I thought of a brilliant solution to this problem, and only after conversation with Ron Rivest did I understand why it doesn’t work. Then, when I discussed this problem with other smart people I know, several of them came up with the same brilliant solution–and it still doesn’t work.
Answer to the puzzle. What’s wrong with this solution?

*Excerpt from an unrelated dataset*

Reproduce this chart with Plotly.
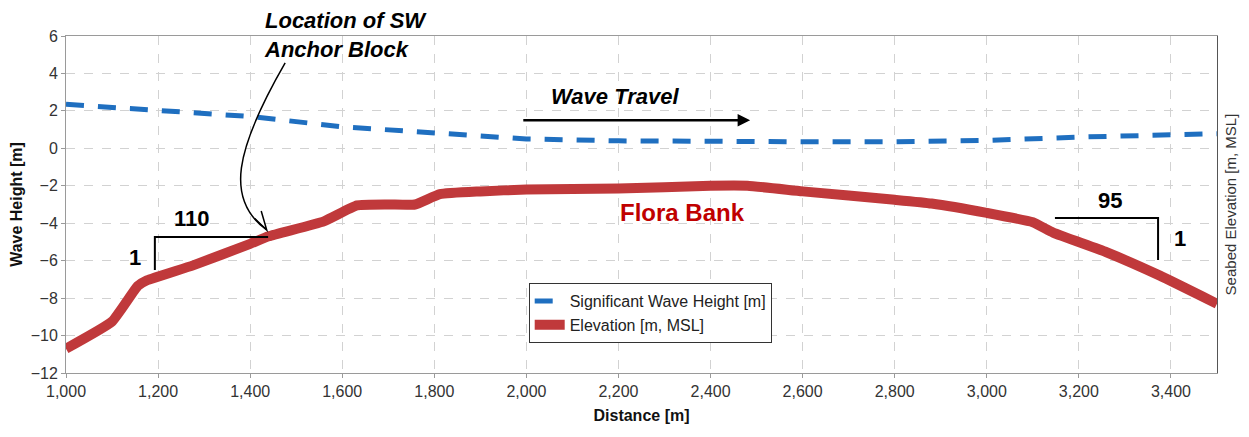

Here’s why it doesn’t work. Suppose the voting machines are hacked, that is, clever vote-stealing software is installed. The machines must still produce a CVR file containing a list of ballot summaries, sorted by serial number. Here’s an example:
00001 Benedict Arnold 00002 George Washington 00003 Benedict Arnold 00004 Benedict Arnold 00005 George Washington 00006 Benedict Arnold 00007 Benedict Arnold 00008 George Washington 00009 George Washington 00010 Benedict Arnold
So it looks like Benedict Arnold won this election, 6 to 4. In the RLA, we pick randomly from among the sheets of paper in the ballot box, and it reads,
00005 [X] George Washington [ ] Benedict Arnold
That’s consistent with the CVR file, so this election passes the audit.
Now, pause to reflect before we open the ballot box again (click on “read more”) and look inside.
This next step would never be performed in an actual audit, but suppose we inspect every ballot in the box:
00005 [X] George Washington [ ] Benedict Arnold 00002 [X] George Washington [ ] Benedict Arnold 00005 [X] George Washington [ ] Benedict Arnold 00002 [X] George Washington [ ] Benedict Arnold 00004 [ ] George Washington [X] Benedict Arnold 00005 [X] George Washington [ ] Benedict Arnold 00002 [X] George Washington [ ] Benedict Arnold 00002 [X] George Washington [ ] Benedict Arnold 00005 [X] George Washington [ ] Benedict Arnold 00002 [X] George Washington [ ] Benedict Arnold
What happened? Nine voters marked their ballot for George, and only one for Benedict. But the cheating PCOS printed serial numbers 5 and 2 a total of 9 times, printed serial number 4 once, and didn’t print the other serial numbers at all!
In a real situation, if there are 1000 randomly ordered ballots in the bin, and the cheating PCOS lies about only 10% of the votes, it will not be easy to notice that there are duplicate serial numbers.
On the other hand, suppose this election were audited by the standard method for ballot-level comparison audits: pick a random line from the CVR file, then look for the ballot. Let’s pick line 7 for example:
00007 Benedict Arnold
When the auditor looks in the bin for ballot number 00007, it’s not there! This is evidence that something is seriously wrong, and the audit will successfully detect the fraud. Furthermore, the recount of ballots in the bin, that the voters marked themselves, will give the true result: George Washington, 9 to 1.
Ballot Polling Audits. This analysis applies to ballot-level comparison audits, but it does not apply to ballot polling audits. Drawing a random paper ballot from the paper-ballots pile (if it can really be done randomly enough) can be a valid method for ballot-polling audits, because the BPAs don’t need serial numbers; so “duplicate serial numbers” isn’t applicable to them.